What you should do: Take the listing from its first line through the line that contains "ax.set_ylim(0, 12)" and please retype those lines exactly, leaving out the pictures.

Plotting code records:

+++++

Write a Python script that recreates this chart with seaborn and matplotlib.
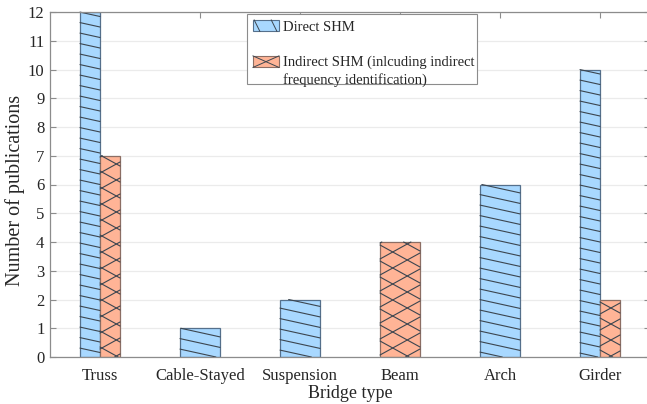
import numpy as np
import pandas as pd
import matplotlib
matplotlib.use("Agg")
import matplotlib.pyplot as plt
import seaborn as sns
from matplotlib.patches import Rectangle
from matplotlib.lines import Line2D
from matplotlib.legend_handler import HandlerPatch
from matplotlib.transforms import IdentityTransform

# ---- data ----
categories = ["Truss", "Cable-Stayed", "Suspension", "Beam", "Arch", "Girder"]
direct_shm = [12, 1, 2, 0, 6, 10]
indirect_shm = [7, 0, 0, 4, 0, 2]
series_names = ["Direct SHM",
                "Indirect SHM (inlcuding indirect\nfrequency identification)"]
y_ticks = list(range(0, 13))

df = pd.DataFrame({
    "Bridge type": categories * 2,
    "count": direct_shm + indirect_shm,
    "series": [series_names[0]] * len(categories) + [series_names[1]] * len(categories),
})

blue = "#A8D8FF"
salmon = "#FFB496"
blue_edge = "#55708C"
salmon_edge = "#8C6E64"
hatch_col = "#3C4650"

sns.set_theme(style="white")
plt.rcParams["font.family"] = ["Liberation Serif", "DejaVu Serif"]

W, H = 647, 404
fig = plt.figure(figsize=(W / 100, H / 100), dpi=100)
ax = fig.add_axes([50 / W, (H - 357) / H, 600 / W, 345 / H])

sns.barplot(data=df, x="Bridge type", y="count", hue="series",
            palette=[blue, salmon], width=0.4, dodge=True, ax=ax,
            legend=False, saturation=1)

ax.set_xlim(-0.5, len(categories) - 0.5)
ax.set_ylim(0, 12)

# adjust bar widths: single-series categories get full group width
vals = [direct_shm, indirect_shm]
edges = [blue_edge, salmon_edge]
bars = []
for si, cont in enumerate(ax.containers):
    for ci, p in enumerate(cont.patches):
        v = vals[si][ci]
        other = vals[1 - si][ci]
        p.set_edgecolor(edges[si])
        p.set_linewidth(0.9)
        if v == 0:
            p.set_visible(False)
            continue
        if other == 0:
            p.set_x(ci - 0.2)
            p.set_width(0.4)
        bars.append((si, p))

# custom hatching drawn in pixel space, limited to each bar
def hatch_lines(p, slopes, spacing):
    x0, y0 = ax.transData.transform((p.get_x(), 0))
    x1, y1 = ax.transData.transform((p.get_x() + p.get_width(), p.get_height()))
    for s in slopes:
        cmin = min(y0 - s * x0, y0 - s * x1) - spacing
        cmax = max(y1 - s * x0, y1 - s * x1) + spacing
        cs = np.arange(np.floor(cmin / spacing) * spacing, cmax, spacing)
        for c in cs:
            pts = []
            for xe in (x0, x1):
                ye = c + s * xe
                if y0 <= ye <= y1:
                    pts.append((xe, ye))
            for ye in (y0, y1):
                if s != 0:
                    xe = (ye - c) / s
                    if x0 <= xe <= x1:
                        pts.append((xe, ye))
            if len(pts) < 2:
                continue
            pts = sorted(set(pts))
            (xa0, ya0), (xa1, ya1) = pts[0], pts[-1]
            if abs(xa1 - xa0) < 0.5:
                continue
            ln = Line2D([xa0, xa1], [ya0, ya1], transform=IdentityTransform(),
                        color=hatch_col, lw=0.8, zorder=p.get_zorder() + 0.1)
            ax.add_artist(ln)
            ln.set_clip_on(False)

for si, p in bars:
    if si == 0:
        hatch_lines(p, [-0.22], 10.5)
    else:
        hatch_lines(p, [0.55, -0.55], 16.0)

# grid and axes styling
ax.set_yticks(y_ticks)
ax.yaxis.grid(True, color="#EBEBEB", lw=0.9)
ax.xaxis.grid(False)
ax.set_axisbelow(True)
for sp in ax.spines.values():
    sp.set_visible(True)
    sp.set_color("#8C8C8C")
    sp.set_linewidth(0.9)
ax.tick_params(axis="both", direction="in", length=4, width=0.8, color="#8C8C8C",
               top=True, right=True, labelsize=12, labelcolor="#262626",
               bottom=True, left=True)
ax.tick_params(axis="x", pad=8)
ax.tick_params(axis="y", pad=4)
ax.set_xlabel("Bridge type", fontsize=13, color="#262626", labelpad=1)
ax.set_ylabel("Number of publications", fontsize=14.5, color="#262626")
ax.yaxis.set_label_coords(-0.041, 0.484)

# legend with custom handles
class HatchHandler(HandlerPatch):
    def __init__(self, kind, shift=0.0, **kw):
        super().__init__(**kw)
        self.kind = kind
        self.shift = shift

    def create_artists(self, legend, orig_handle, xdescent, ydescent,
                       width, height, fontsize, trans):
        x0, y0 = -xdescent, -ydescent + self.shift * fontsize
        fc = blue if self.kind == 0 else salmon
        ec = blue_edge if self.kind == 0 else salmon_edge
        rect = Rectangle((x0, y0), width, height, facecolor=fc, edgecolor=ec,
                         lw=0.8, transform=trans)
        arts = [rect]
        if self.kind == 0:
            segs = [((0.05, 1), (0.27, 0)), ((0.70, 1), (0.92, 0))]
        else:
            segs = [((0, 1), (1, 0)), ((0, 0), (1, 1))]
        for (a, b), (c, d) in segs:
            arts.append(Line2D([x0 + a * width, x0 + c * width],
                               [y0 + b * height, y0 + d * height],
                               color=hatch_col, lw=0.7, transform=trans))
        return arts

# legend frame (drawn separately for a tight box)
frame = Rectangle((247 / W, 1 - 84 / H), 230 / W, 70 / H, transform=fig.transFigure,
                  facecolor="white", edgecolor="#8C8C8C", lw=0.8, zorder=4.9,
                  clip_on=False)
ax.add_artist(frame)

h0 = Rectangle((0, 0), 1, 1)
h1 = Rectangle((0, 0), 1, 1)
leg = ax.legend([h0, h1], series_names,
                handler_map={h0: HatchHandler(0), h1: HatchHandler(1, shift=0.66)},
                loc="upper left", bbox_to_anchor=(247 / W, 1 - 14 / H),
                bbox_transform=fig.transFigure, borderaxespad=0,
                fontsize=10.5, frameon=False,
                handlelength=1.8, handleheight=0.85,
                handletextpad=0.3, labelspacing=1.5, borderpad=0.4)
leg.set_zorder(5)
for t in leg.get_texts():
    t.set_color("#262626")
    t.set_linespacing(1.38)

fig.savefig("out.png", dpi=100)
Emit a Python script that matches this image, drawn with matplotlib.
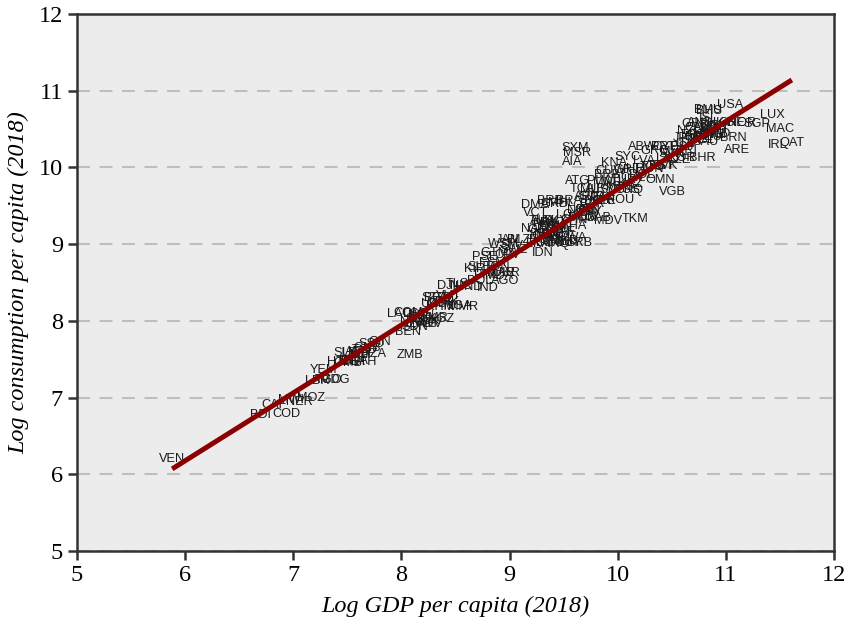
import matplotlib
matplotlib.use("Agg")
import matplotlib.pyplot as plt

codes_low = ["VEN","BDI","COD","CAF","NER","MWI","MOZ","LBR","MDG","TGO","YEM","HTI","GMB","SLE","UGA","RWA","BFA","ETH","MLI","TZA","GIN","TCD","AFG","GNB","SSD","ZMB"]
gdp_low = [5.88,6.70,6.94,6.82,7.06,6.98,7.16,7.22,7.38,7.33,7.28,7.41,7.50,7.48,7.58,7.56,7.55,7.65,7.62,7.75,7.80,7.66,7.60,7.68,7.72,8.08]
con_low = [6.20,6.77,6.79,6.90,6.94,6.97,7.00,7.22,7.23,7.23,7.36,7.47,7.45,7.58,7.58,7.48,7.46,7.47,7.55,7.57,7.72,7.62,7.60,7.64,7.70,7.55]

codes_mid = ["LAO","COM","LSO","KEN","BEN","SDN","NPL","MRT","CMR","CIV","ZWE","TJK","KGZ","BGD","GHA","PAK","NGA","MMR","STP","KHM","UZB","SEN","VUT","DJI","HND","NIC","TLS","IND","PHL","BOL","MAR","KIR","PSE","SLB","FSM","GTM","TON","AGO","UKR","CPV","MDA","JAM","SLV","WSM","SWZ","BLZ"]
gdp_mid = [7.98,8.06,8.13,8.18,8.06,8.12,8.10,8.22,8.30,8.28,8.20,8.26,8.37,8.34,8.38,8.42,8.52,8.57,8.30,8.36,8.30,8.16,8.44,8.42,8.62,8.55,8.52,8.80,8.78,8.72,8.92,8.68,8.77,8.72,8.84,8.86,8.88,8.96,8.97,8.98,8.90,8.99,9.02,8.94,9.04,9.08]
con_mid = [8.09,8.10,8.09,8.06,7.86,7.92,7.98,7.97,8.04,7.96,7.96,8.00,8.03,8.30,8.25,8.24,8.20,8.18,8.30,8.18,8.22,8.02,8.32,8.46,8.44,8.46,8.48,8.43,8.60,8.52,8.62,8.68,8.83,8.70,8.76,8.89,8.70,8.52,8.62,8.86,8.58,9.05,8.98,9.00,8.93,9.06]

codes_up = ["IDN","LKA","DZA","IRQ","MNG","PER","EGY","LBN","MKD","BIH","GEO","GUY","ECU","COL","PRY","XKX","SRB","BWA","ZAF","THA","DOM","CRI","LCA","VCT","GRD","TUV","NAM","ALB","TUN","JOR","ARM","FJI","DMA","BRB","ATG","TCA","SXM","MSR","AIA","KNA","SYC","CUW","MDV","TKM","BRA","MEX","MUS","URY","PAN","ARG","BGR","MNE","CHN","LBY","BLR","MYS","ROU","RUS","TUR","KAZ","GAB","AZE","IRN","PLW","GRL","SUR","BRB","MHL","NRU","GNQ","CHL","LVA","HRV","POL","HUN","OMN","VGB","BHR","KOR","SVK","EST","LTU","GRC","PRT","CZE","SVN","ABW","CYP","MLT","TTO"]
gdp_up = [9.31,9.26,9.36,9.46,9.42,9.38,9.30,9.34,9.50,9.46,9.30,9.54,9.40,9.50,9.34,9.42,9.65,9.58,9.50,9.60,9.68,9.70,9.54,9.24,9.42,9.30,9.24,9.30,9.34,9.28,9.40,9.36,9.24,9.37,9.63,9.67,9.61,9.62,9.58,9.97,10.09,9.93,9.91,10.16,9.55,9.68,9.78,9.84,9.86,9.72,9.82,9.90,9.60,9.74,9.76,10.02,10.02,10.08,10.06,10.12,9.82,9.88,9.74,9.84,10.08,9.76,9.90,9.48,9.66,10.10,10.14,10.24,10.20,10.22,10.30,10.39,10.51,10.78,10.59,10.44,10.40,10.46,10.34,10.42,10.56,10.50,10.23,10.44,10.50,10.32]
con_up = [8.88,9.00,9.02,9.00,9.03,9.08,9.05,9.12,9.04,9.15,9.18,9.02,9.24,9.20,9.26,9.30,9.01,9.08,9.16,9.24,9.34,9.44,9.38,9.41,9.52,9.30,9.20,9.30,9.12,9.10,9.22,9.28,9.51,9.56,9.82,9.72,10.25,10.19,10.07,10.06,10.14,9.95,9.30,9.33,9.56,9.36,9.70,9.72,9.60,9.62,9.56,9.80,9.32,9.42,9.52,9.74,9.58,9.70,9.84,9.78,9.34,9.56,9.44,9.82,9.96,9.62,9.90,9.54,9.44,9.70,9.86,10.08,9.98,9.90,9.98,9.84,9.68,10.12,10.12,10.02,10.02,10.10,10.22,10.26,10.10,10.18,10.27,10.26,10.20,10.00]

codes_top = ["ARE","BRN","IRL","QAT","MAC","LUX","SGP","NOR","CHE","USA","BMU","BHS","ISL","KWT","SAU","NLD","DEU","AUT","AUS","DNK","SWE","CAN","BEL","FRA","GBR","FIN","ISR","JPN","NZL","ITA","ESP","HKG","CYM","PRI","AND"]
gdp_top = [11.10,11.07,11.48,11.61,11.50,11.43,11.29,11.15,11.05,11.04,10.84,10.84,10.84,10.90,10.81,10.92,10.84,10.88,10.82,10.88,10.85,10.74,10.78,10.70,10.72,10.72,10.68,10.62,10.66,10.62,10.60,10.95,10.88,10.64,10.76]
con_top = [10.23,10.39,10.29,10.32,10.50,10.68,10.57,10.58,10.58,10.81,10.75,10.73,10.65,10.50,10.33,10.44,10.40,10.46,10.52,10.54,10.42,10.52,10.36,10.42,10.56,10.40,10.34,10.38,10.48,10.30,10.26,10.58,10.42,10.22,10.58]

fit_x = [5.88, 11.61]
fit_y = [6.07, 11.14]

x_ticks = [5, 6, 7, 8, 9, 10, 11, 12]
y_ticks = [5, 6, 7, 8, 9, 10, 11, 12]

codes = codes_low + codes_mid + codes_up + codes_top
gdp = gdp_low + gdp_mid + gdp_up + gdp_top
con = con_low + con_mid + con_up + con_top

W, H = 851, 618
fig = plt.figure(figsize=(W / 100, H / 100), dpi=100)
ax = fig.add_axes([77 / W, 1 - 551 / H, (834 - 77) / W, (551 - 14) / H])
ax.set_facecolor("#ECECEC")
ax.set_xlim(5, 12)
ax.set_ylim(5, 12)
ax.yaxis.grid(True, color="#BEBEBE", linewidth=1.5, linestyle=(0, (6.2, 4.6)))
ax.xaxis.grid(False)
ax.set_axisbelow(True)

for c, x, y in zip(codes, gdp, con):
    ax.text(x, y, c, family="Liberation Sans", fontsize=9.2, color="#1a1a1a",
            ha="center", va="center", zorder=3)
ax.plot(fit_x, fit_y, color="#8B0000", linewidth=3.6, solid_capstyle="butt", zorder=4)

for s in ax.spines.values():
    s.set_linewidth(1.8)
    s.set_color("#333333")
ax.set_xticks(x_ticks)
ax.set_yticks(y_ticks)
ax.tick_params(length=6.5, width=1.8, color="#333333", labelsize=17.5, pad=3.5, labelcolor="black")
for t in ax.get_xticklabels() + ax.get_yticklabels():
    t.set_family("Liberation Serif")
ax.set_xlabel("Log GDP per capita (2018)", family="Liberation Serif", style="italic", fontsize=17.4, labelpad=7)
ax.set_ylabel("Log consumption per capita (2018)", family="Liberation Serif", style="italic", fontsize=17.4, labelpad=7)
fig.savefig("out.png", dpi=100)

+++++

Response to this exercise:
Write a Python script that recreates this chart with seaborn and matplotlib.
import numpy as np
import pandas as pd
import matplotlib
matplotlib.use("Agg")
import matplotlib.pyplot as plt
import seaborn as sns
from matplotlib.patches import Rectangle
from matplotlib.lines import Line2D
from matplotlib.legend_handler import HandlerPatch
from matplotlib.transforms import IdentityTransform

# ---- data ----
categories = ["Truss", "Cable-Stayed", "Suspension", "Beam", "Arch", "Girder"]
direct_shm = [12, 1, 2, 0, 6, 10]
indirect_shm = [7, 0, 0, 4, 0, 2]
series_names = ["Direct SHM",
                "Indirect SHM (inlcuding indirect\nfrequency identification)"]
y_ticks = list(range(0, 13))

df = pd.DataFrame({
    "Bridge type": categories * 2,
    "count": direct_shm + indirect_shm,
    "series": [series_names[0]] * len(categories) + [series_names[1]] * len(categories),
})

blue = "#A8D8FF"
salmon = "#FFB496"
blue_edge = "#55708C"
salmon_edge = "#8C6E64"
hatch_col = "#3C4650"

sns.set_theme(style="white")
plt.rcParams["font.family"] = ["Liberation Serif", "DejaVu Serif"]

W, H = 647, 404
fig = plt.figure(figsize=(W / 100, H / 100), dpi=100)
ax = fig.add_axes([50 / W, (H - 357) / H, 600 / W, 345 / H])

sns.barplot(data=df, x="Bridge type", y="count", hue="series",
            palette=[blue, salmon], width=0.4, dodge=True, ax=ax,
            legend=False, saturation=1)

ax.set_xlim(-0.5, len(categories) - 0.5)
ax.set_ylim(0, 12)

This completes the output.